[Stated goal]
Copy out each line that mentions the word "document".

[Data segment]
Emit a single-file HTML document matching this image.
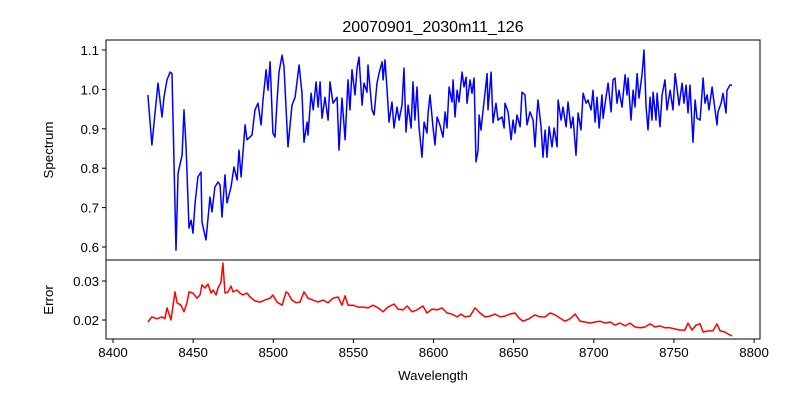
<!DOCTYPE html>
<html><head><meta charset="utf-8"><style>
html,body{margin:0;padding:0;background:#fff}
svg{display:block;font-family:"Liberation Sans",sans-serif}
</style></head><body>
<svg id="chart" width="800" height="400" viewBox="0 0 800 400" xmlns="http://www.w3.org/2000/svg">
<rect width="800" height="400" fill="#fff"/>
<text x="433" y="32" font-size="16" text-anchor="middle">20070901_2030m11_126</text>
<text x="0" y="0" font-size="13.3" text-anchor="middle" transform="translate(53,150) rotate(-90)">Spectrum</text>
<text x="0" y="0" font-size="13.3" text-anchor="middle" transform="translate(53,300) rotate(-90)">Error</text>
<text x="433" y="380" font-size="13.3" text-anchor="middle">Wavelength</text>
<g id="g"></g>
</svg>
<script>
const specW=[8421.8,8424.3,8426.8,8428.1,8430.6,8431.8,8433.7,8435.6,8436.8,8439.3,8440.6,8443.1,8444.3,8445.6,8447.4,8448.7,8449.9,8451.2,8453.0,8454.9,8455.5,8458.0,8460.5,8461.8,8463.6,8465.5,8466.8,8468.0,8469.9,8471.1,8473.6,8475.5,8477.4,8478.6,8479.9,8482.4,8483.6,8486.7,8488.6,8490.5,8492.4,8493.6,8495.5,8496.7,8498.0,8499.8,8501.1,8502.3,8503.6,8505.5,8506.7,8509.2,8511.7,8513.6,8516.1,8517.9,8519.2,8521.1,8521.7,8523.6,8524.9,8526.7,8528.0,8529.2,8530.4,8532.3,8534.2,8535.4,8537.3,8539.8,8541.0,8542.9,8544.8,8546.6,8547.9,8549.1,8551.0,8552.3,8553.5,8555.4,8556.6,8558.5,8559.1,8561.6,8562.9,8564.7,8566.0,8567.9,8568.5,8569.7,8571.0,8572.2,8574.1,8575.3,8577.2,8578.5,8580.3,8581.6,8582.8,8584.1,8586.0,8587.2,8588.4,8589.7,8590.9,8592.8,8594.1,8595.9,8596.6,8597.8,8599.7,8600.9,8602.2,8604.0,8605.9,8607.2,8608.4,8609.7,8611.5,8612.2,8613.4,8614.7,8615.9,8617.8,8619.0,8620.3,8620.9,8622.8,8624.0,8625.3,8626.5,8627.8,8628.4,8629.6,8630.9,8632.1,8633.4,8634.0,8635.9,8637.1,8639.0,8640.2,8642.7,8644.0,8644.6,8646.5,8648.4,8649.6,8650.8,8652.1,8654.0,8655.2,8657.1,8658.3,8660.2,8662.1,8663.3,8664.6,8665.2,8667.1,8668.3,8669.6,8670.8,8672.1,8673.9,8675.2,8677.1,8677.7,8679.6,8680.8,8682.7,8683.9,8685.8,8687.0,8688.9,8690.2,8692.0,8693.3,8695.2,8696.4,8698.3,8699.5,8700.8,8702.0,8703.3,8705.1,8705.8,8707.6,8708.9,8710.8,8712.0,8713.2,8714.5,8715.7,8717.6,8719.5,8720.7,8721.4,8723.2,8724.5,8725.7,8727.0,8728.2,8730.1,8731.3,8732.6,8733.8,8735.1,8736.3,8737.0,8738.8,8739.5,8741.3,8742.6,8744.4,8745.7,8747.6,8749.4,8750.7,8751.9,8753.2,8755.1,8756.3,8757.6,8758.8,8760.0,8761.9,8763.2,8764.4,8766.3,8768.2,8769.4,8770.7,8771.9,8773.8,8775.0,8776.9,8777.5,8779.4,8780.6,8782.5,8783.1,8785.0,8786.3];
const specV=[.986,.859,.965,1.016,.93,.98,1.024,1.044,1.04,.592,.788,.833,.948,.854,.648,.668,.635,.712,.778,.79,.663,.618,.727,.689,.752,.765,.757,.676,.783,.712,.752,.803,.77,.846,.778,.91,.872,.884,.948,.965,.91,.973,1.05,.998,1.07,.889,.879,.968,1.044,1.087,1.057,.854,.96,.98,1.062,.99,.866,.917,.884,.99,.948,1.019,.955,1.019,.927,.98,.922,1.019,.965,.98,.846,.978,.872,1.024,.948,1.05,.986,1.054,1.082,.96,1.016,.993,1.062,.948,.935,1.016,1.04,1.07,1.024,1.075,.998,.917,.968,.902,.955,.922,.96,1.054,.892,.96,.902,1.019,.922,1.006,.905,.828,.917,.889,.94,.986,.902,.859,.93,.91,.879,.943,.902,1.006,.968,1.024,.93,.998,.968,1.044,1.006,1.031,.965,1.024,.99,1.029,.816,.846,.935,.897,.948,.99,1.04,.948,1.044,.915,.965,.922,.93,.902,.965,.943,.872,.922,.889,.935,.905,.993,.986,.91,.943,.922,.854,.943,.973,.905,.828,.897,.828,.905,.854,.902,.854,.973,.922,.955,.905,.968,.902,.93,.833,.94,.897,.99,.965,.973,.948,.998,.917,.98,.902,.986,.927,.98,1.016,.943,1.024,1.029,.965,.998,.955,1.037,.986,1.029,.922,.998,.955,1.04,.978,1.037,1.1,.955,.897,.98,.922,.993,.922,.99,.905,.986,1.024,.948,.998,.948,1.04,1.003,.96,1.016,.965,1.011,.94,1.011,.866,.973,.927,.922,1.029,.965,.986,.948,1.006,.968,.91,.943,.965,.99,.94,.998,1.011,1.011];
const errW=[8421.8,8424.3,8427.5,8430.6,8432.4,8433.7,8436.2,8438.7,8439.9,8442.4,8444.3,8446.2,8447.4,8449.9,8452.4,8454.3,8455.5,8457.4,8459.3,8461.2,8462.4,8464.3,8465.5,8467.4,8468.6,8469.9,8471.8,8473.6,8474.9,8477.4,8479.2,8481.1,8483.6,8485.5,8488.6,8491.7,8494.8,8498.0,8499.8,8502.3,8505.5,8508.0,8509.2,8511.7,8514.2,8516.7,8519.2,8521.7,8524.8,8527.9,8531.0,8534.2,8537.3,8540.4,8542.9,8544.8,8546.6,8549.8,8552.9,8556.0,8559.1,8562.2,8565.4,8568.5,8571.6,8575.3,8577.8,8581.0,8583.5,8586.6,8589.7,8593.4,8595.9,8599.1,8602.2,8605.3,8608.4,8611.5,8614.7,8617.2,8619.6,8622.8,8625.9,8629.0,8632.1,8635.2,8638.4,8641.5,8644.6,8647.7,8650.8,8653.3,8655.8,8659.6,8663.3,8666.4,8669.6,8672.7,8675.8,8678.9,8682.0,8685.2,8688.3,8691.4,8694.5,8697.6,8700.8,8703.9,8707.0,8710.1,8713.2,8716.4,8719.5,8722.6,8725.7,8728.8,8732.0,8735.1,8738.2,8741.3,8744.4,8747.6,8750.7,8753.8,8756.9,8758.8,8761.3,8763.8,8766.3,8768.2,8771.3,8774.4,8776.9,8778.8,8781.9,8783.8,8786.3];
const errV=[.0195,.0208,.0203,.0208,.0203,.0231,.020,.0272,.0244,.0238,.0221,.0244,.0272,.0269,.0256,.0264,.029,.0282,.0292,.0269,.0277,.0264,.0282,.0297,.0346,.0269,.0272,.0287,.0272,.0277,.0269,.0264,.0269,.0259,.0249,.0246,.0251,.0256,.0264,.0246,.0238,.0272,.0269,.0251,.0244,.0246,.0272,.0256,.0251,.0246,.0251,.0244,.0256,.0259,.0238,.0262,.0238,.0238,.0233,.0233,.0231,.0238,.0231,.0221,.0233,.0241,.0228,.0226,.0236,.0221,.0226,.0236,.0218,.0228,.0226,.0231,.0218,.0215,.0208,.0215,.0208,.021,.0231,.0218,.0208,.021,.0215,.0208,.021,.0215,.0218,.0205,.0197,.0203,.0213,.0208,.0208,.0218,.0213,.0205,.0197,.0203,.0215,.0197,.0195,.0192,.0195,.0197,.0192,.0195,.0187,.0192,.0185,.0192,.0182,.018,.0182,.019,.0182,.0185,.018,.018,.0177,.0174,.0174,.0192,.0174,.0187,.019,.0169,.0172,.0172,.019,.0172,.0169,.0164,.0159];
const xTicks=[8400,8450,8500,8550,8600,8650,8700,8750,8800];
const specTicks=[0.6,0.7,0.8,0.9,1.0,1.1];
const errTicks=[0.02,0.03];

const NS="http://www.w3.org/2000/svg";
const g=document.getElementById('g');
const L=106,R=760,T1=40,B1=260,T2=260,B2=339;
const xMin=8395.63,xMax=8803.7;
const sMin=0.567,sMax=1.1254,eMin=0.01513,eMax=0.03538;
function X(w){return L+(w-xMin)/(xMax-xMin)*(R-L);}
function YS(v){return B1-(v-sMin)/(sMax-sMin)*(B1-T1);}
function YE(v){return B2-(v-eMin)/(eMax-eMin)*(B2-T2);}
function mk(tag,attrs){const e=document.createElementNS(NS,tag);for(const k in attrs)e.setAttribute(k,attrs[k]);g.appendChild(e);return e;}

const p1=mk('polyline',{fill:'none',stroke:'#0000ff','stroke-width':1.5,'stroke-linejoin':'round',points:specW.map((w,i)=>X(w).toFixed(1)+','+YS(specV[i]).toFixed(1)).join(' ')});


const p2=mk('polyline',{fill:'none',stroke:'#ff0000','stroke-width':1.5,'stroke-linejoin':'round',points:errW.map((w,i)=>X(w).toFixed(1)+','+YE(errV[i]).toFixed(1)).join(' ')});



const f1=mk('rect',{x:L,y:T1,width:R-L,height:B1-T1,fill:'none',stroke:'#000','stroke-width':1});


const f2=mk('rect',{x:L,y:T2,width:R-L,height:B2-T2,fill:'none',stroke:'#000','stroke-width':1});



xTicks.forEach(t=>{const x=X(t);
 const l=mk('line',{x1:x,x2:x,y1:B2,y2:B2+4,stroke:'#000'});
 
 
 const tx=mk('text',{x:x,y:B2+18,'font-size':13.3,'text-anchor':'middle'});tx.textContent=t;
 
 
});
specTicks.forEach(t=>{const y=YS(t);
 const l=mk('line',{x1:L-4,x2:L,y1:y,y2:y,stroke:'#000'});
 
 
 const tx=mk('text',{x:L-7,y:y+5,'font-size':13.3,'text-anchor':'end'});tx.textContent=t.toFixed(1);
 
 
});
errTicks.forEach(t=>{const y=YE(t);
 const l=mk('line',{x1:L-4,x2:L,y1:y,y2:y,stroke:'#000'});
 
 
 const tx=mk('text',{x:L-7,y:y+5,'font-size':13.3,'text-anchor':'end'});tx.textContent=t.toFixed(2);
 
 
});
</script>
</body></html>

[The solution]
Emit a single-file HTML document matching this image.
const g=document.getElementById('g');
function mk(tag,attrs){const e=document.createElementNS(NS,tag);for(const k in attrs)e.setAttribute(k,attrs[k]);g.appendChild(e);return e;}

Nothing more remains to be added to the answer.